Written request = For the entries below, copy exactly the line that contains "Output the Python" through the line that contains "import matplotlib.pyplot as plt", both ends included, and exclude all pictures.

— Start Extracted material —

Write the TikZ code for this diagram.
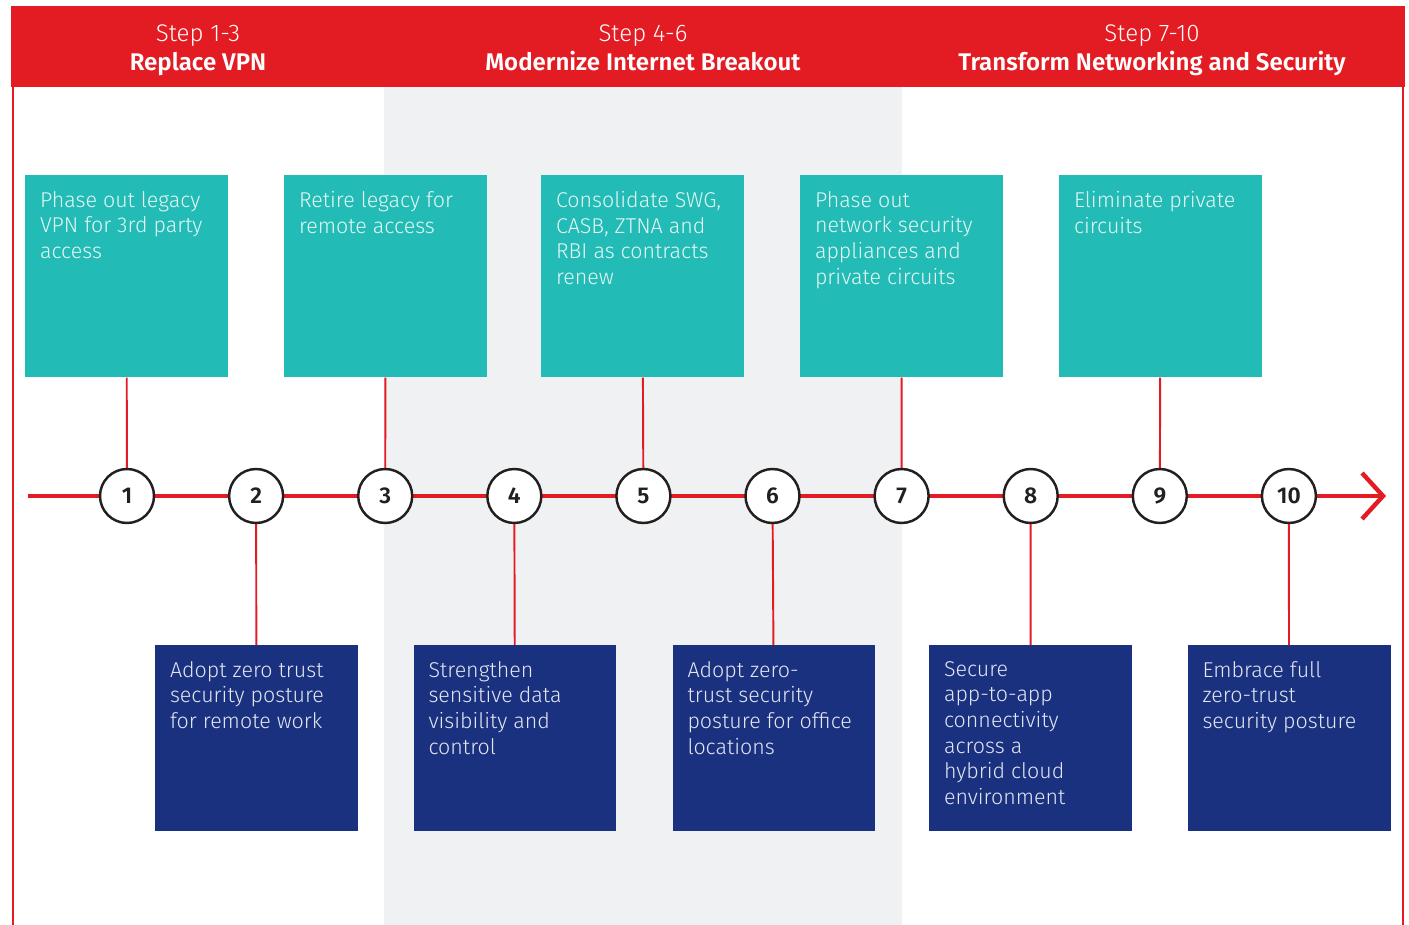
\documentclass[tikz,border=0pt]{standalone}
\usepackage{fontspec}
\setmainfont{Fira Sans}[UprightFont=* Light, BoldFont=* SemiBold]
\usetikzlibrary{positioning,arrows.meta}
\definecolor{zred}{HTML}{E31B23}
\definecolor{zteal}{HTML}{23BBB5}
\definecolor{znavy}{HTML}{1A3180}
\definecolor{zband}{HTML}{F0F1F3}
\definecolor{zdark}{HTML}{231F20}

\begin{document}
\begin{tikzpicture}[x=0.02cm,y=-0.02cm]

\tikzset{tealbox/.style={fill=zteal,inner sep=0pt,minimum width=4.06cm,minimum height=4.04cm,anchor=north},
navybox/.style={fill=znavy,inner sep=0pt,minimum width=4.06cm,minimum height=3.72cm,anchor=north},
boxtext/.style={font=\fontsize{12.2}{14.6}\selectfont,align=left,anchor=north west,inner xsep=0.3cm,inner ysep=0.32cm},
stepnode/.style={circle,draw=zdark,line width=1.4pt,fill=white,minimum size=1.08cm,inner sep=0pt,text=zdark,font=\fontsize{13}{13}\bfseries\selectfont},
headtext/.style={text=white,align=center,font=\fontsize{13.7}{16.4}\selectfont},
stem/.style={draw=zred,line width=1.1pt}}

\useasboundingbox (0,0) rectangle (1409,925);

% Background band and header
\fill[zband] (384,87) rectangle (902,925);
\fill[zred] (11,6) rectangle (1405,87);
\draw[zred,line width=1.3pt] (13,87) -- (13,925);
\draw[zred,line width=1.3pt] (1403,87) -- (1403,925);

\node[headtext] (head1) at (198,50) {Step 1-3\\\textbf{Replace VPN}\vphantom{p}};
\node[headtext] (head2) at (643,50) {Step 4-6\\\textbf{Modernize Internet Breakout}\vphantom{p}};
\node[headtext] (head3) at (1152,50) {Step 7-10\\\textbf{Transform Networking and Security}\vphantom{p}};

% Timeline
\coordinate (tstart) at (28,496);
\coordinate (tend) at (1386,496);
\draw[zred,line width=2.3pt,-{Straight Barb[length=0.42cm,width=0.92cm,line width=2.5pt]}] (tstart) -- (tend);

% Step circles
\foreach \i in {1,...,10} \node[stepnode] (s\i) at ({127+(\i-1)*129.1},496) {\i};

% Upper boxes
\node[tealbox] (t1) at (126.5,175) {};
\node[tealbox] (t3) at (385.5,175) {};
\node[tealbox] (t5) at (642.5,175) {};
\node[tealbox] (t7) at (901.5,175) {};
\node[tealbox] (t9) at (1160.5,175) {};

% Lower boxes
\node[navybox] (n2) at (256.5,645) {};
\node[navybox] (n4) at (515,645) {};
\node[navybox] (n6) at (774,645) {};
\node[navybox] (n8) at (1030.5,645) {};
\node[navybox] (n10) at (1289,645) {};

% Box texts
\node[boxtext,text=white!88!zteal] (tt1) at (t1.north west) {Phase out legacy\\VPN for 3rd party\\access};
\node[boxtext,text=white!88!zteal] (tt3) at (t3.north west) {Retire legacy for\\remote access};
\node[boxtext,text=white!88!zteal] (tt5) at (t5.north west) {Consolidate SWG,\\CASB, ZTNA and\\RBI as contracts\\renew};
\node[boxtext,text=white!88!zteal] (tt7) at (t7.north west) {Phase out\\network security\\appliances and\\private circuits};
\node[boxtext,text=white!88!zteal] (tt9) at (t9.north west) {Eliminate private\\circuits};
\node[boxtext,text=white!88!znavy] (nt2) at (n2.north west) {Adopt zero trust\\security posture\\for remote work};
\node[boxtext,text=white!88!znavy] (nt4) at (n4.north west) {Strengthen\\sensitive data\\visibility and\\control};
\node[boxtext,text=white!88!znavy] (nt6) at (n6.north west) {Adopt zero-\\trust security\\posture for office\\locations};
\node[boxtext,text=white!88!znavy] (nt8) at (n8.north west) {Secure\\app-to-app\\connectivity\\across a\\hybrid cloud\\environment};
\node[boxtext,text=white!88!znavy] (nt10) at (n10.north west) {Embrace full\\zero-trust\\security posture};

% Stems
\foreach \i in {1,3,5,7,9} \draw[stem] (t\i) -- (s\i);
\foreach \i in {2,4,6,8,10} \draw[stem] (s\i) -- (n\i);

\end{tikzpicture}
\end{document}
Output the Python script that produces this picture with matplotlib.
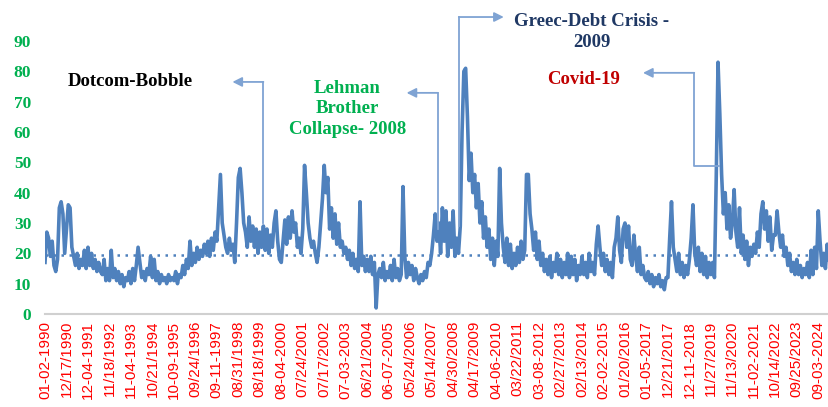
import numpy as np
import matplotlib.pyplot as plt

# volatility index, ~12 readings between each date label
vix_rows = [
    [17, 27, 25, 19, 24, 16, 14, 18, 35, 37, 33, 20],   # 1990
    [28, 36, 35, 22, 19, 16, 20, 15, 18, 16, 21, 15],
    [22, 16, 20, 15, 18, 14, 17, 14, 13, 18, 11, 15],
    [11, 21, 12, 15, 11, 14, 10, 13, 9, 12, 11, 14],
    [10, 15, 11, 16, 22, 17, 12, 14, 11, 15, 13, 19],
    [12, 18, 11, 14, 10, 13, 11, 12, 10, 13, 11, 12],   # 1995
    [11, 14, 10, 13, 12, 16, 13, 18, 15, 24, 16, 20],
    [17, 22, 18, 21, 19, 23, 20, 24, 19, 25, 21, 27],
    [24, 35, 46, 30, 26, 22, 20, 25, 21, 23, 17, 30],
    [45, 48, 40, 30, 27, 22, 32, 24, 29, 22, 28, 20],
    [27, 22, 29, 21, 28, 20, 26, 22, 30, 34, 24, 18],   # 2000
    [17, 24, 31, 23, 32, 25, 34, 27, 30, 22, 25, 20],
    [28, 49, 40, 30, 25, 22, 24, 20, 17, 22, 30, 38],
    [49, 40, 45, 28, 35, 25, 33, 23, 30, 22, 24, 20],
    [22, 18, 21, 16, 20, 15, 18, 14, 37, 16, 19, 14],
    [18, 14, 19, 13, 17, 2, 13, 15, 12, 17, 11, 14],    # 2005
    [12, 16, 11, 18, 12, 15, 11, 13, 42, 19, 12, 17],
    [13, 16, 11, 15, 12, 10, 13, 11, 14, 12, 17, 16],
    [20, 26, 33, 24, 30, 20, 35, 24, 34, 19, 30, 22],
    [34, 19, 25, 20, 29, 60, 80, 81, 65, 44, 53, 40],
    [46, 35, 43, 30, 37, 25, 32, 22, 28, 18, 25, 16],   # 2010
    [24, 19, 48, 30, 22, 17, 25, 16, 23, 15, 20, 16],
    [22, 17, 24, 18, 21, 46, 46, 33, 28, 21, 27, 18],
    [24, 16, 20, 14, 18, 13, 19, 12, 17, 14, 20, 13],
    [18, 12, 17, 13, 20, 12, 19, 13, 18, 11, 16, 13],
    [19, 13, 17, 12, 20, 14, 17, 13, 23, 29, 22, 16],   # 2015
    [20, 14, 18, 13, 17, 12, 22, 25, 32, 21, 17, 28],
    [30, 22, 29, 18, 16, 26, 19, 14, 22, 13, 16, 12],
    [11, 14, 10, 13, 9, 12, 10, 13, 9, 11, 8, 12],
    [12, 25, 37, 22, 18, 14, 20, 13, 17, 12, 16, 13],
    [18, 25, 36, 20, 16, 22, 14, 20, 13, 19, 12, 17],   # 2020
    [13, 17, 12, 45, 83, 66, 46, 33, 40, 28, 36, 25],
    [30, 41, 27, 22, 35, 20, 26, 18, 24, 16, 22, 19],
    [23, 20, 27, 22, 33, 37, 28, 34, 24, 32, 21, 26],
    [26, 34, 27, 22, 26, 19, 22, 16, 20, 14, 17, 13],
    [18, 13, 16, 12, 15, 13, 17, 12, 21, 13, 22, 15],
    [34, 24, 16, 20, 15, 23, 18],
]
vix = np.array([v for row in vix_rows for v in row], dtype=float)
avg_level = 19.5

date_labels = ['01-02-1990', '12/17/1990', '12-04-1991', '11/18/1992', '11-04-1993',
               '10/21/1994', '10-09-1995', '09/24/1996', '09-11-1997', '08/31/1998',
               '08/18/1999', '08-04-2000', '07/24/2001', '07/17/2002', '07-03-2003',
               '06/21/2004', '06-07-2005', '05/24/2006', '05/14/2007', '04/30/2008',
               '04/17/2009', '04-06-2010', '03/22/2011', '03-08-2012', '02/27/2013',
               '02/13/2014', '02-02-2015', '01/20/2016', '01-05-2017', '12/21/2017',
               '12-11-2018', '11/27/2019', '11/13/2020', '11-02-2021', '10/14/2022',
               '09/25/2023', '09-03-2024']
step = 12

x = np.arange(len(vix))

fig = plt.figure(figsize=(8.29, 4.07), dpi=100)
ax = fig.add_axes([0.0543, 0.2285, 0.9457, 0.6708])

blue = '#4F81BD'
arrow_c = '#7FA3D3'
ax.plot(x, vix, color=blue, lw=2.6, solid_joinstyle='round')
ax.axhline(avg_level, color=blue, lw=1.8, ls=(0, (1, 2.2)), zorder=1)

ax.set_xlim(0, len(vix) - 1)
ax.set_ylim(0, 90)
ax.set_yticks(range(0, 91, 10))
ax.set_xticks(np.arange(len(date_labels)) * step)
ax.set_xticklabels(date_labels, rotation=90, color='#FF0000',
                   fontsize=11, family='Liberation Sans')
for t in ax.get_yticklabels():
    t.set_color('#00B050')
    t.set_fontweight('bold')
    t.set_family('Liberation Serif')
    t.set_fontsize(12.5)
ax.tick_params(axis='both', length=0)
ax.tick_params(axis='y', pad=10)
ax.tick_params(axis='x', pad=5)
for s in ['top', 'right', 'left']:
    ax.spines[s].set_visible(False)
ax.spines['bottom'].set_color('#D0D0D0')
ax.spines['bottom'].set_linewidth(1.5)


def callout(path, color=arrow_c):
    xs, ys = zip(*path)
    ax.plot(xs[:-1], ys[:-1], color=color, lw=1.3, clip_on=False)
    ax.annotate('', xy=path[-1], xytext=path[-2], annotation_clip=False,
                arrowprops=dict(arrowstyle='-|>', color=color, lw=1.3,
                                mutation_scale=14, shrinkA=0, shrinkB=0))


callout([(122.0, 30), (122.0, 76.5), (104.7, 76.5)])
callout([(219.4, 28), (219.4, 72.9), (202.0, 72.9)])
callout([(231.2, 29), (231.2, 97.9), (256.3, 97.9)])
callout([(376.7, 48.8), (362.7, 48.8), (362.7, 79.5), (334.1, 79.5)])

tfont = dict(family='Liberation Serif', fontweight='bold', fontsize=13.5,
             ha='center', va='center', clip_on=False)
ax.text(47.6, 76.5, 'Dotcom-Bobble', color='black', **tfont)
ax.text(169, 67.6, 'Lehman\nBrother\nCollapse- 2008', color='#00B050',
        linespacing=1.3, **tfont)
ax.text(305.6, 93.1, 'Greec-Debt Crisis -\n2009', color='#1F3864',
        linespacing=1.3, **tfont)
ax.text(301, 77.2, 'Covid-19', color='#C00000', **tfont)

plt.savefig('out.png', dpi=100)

— End Extracted material —

The response =
Output the Python script that produces this picture with matplotlib.
import numpy as np
import matplotlib.pyplot as plt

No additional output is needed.